Artificial intelligence extracts information from a large amount of data by learning different patterns that occur in it. Deep neural networks – a form of AI that learns to differentiate between these data patterns, began surpassing traditional algorithms 10 years ago. Due to enough data and processing power, it was made possible. Nowadays neural networks are hungrier for more data and power. Training data sets require watchful tuning of the values of billions of parameters that characterize these networks. Through the process of “Optimization”, ideal values for the data sets are found, but training the data set to achieve the same is not easy.
“Training could take days, weeks, or even months,” said Petar Velickovic, a staff research scientist at DeepMind in London, according to Quanta Magazine.
Boris Knyazev and his colleagues have set up and trained a “Hypernetwork”, it has other neural networks in it that could speed up the training process. The hypernetwork predicts the patterns and parameters for a new, untrained deep neural network designed for some task in fractions of a second. Hypernetwork performs very well in certain specifications, but there is still room for it to grow.

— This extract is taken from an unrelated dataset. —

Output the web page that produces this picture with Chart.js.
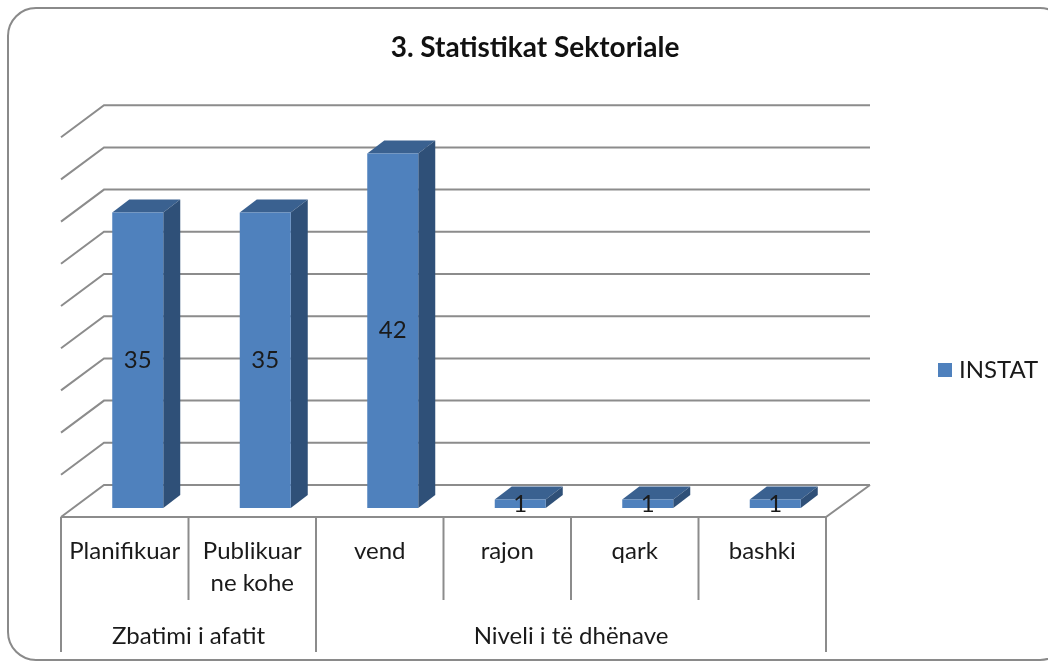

Stochastic Gradient descent (SGD) is a technique used to minimize the errors in the networks of a given task. For instance, in the case of image recognition, the SGD algorithm can be run through lots of labeled data to adjust the parameters and reduce errors. But this technique is workable only for the networks that people have to optimize. Engineers must rely on rules of thumb to build the initial neural network having multiple layers of artificial neurons. Such architectures can differ in terms of the number of layers of neurons.
Architectures need optimization in the way that the programmer can pick up the best from all of the optimized architectures. But such training would need a nontrivial amount of time, as it would be a difficult task to train and test every candidate network architecture. So, in 2018, Ren along with his former University of Toronto colleague Chris Zhang and their adviser Raquel Urtasun tried a different approach. They have used a Graph Hyper Network to find the best architecture to solve some tasks, as the architecture of a deep neural network can be thought of as a mathematical graph. Nodes represent the computational units – a layer of a neural network, and edges represent the way these layers are interconnected. Ren’s team has illustrated that their method can be used to figure out the best candidate architecture.
Knyazev’s team then found the idea of Ren’s team quite good and they realized they could build upon it. Their new paper has illustrations related to it. They did not only find the best architecture but used the GHN to predict the parameters for the best network. “It’s a very solid paper. [It] contains a lot more experimentation than what we did,” Ren said of the new work.
Knyazev and his team mentioned their hypernetwok as GHN-2 with improvement upon two factors of Graph Hypernetwork built by Ren’s team. First, they relied upon Ren’s technique for the architecture of a neural network as a graph. The second idea they drew on was the technique used by them to train the hyper network to make predictions for new candidate architectures. For each architecture, these two models were used. Starting with a graph and then using the graph hyper network to predict parameters and initialize the Artificial Neural networks (ANN) with the predicted parameters was an attempt made. ANN can then be used to perform a specific task like image recognition. The loss made by the ANN is then calculated. Instead of updating the parameters of the ANN to make better predictions, parameters of the hyper network are updated that make the prediction in the first place. Then it is made to iterate over each image in the data set. It reduces the chances of loss at each step.
Knyazev’s team took these ideas and then wrote their own code from scratch and improved upon it. Knyazev’s team created a unique data set of 1 million architectures to ensure that GHN-2 learns to predict parameters for a wide range of neural network architectures. The test was performed by Knyazev’s team as they tried to predict parameters for a given task such as classifying images in a data set. They tested its ability to predict parameters for any random candidate architecture as well. Such random candidates could have similar properties to the million architectures in the training data set. In the former case, architecture is said to be in distribution. In the latter case, it is out of distribution. Testing GHN -2 on out-of-distribution data was important.
The team predicted parameters for 500 random target network architectures using fully trained GHN-2. For a data set of images, CIFAR-10, the accuracy of GHN-2 on in-distribution was about 66.9%. For out-of-distribution architectures, accuracy was about 60%. So, it performed really well on the out-of distribution network.